非标方法长期稳定性评价及在辉光放电质谱分析纯镍中痕量元素的应用

杨国武; 侯艳霞; 孙晓飞; 贾云海; 李小佳

doi:doi:10.3964/j.issn.1000-0593(2023)03-0867-10

光谱学与光谱分析, 2023, 43 (3): 867, 网络出版: 2023-04-07

非标方法长期稳定性评价及在辉光放电质谱分析纯镍中痕量元素的应用

Evaluation of Long-Term Stability for Non-Standard Method and Application in Trace Element Analysis of Pure Nickel by Glow Discharge Mass Spectrometry

论文大纲

杨国武 ^1,*侯艳霞 ¹孙晓飞 ²贾云海 ¹李小佳 ¹

作者单位

¹ 钢铁研究总院, 北京 100081

² 钢研纳克检测技术股份有限公司, 北京 100081

辉光放电质谱非标方法长期稳定性正确度精密度 GD-MS Non-standard test methods Long-term stability Trueness Precision

摘要

基于检测标准中提供的重复性和时间变化的再现性数据, 通过对其长期稳定性试验中每个时段内测量结果的精密度和正确度, 时段间重复性, 时段间总精密度度, 总平均值的正确度进行检验, 可对分析仪器按照该检测标准进检测的长期稳定性进行系统评价, 其本质是监控分析结果的精密度和正确度。然而, 实验室大量没有上升为检测标准的检测方法, 即所谓的非标方法, 因缺乏重复性及室内再现性数据, 无法按照上述方法直接进行长期稳定性评价, 但通过实验设计, 在不同时间段对仪器分别进行校正后测量, 可获得非标方法的模拟重复性限和模拟室内再现性限数据。基于模拟重复性限及模拟室内再现性限数据, 可对非标分析仪器方法长期稳定性进行准确评价。以辉光放电质谱(GD-MS)测定纯镍中18种杂质元素的非标方法为例, 设计一组对比实验, 获得非标方法的模拟重复性限及模拟室内再现性限数据, 利用卡方统计检验, 获得了辉光放电质谱仪测定纯镍样品中B, Mg, Al, Si等18种杂质元素的准确的长期稳定性时间, 结果表明在相同的测定条件下, 不同元素的长期稳定性不完全相同, 大部分元素可稳定持续测量3 h, P, As, V, Sb和Pb等5个元素的长期稳定性时间上限可达6 h甚至12 h。在长期稳定性时间上限内, 仪器无需再次进行相对灵敏度因子的测量和校正即可得到准确的测定结果。这一评价结果与实验室实际经验基本一致, 表明该实验所提出的系统测量和表征方法能客观反映辉光放电质谱仪的长期稳定性。该方法同样适用于其他非标方法的长期稳定性评价, 对实验室大量的非标方法的质量控制具有指导意义。

Abstract

Based on the repeatability and intermediate precision of time differences in the standard, through inspection of the data of repeatability and trueness of measurements within the time intervals, repeatability between time intervals, general precision between time intervals and trueness of grand mean of long-term stability test.

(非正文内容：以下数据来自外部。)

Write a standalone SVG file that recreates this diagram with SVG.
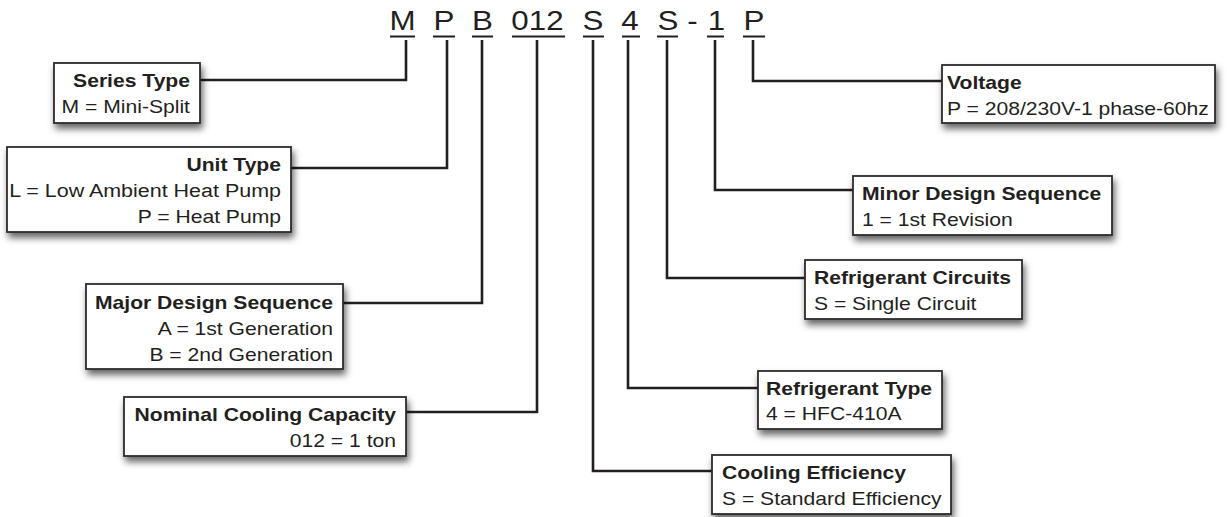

The long-term stability of analytical instruments can be systematically evaluated according to the standard, the essence of which is to monitor the precision and accuracy of analysis results. However, a large number of test methods in the laboratory that have not been upgraded to standards, the so-called non-standard methods, cannot be directly evaluated for long-term stability according to the above methods due to the lack of repeatability and laboratory reproducibility data. Fortunately, the stimulated repeatability and within-laboratory reproducibility limits were obtained for non-standard test methods after correcting the instrument between different time intervals. Based on the stimulated repeatability limit and within-laboratory reproducibility limit, the long-term stability of the corresponding analytical instrument method can be evaluated. This paper uses the non-standard method for determining 18 impurity elements in pure nickel by glow discharge mass spectrometry (GD-MS) as an example. A set of comparative experiments are designed to obtain the simulation reproducibility limit and simulation reproducibility limit data. The long-term stability time for 18 impurity elements, such as B, Mg, Al and Si in pure nickel samples was evaluated by χ2 statistics after being tested by GD-MS. The results showed that the long-term stability was different for different elements when determined under the same condition. The results met the statistical requirements for most elements within 3 hours. Among these, the long-term stability interval can be up to 6 hours or even 12 hours for elements P, As, V, Sb and Pb. The reliable results can be obtained within that time interval without instrument correction. The evaluation results are consistent with the laboratory experience, indicating that the systematic measurement and characterization method proposed in this experiment objectively reflects the long-term stability of the GD-MS objectively. This method can also be used to evaluate the long-term stability of other non-standard methods, which has significant practical guidance for the quality control for the laboratory.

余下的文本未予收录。